There are five points marked on the graph. These can be written as a coordinate pair 𝑥, 𝑦. We go along the corridor and then up the stairs so the 𝑥-coordinate comes first. The first point has coordinates five, zero. The second coordinate is 10, five. The third point has coordinates 15, 10. The fourth point is 20, 15. And finally, the fifth point has coordinates 25, 20.
We notice that in each pair, the 𝑦-coordinate is five less than the 𝑥-coordinate. This means that the straight line would have equation 𝑦 equals 𝑥 minus five. We need to find which of the five tables correspond to these points. All three of the points in table A — five, zero; 10, 5; and 15, 10 — lie on the line. This means that table A matches the relationship between 𝑥 and 𝑦 shown in the graph.
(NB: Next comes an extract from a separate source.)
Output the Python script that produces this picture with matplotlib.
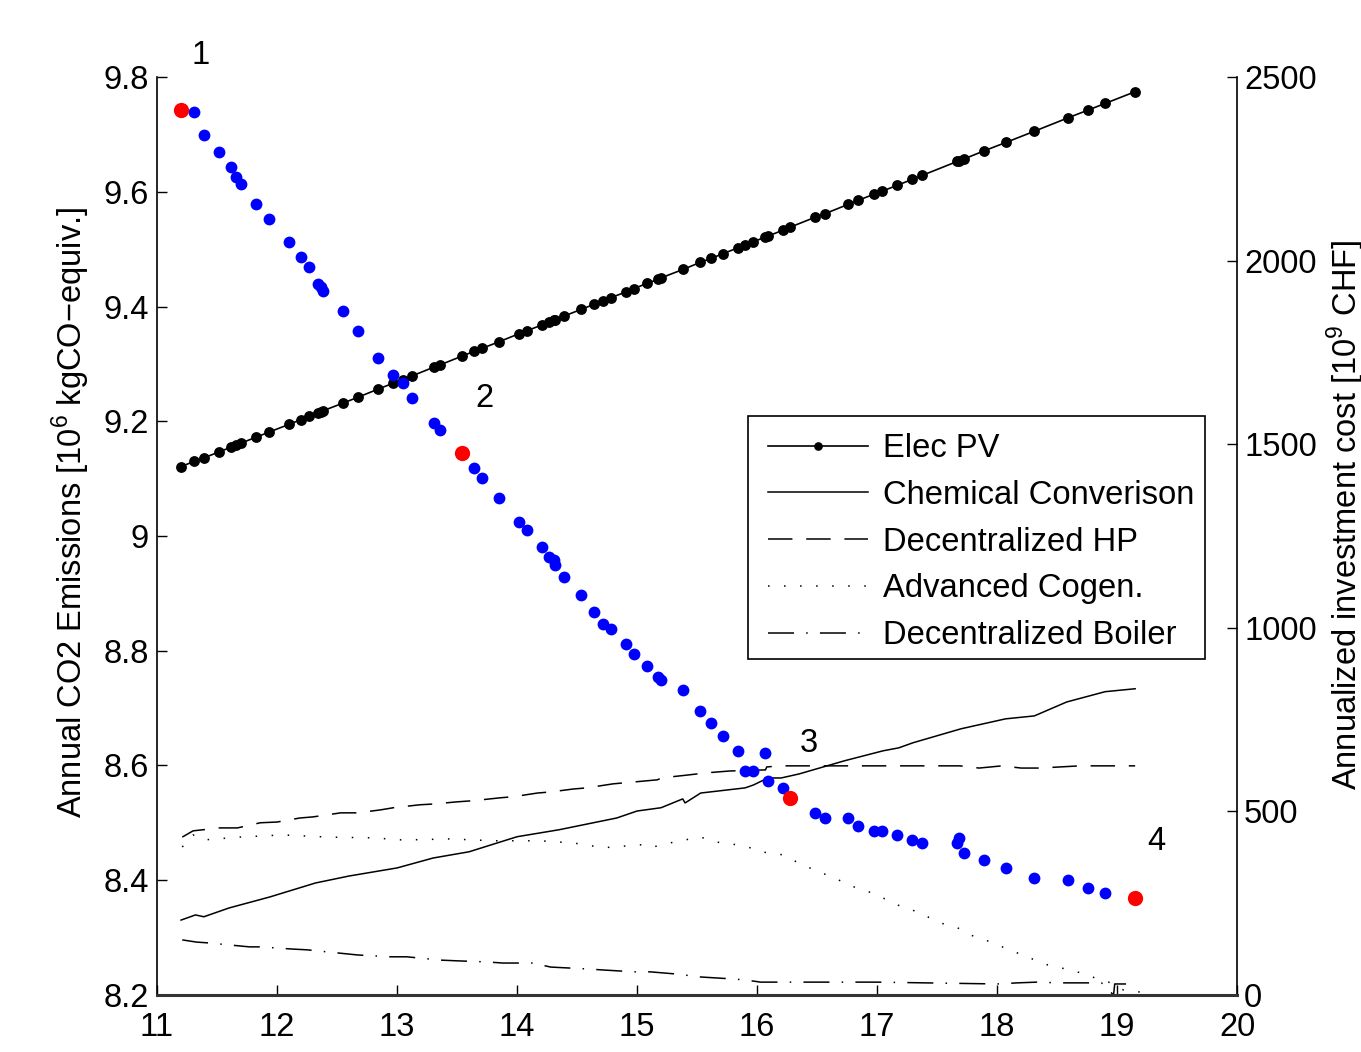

We now need to check whether any of the other tables are also correct. Table B has two correct points, 10, five and 15, 10. The point 20, 25 does not lie on the graph. Table C has no correct points, as zero, five; five, 10; and 10, 15 do not lie on the graph. The same is true for table D. Five, 10; 10, 15; and 15, 20 are not on the graph.
In both of these tables, the 𝑦-coordinate is five more instead of five less than the 𝑥-coordinate. In table E, the 𝑥- and 𝑦-coordinates are the same, five, five; 10, 10; and 15, 15. This means that this does not match the relationship on the graph. The correct answer is table A.